• [WRITTEN REQUEST]:
Print exactly the lines from the first one down to the line that contains "import pandas as pd", both included, and skip the pictures.

============================================================

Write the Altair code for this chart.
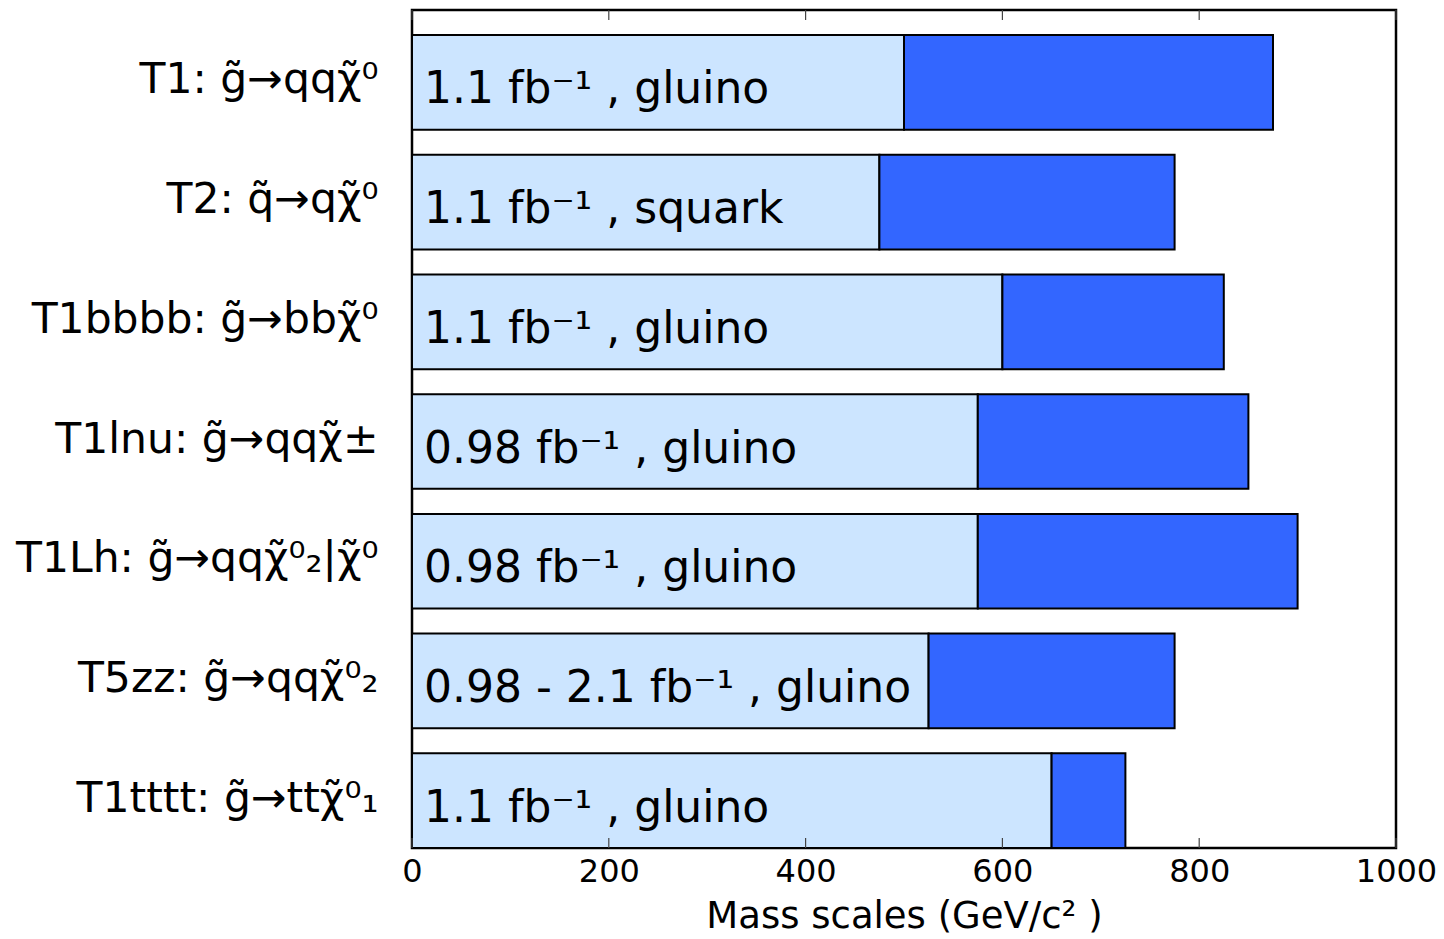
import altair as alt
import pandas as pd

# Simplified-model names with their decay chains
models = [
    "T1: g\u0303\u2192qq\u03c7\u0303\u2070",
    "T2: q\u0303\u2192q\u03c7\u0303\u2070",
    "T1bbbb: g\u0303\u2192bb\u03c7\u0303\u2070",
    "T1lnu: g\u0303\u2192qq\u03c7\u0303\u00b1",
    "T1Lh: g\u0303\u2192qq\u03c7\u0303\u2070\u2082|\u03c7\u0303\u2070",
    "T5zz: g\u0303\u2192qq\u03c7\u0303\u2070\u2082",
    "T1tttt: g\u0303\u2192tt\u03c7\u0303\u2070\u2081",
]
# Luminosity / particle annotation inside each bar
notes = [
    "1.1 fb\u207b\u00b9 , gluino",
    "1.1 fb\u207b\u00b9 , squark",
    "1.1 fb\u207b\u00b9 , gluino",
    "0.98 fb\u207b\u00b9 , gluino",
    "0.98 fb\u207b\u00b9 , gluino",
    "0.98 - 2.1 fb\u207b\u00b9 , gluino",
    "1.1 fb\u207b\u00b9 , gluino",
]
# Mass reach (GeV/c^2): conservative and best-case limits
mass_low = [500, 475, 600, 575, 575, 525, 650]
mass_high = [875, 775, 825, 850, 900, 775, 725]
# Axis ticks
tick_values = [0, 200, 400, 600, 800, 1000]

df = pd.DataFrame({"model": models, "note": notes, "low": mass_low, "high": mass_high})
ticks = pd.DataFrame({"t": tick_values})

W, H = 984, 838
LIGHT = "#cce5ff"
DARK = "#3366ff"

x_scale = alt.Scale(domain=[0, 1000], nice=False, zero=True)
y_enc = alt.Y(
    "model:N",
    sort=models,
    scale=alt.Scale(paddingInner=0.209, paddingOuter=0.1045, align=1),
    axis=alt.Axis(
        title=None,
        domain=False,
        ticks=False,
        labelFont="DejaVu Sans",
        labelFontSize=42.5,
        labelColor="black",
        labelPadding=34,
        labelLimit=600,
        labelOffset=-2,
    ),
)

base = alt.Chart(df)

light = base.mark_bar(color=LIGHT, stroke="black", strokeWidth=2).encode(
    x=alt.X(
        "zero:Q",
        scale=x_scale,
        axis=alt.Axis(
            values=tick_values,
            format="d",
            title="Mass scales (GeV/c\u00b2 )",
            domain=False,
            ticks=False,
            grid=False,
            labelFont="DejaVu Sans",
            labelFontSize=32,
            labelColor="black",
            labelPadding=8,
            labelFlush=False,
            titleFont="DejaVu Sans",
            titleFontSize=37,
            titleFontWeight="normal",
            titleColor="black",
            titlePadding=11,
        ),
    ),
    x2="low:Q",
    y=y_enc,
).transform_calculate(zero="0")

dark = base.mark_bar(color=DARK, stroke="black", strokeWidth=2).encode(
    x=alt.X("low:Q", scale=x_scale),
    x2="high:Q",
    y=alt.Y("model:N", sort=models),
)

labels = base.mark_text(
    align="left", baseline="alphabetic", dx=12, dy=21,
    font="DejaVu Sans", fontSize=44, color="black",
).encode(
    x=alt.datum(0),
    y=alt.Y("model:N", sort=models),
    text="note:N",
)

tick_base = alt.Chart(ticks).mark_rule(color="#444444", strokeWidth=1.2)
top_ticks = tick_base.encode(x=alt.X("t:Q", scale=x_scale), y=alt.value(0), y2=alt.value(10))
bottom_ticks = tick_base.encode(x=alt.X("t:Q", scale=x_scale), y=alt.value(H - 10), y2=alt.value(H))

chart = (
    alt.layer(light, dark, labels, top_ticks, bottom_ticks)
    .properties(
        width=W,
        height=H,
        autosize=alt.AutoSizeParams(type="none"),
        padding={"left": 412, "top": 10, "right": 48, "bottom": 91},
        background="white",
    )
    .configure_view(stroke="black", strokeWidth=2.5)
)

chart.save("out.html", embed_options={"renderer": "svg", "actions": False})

============================================================

• [WRITTEN SOLUTION]:
Write the Altair code for this chart.
import altair as alt
import pandas as pd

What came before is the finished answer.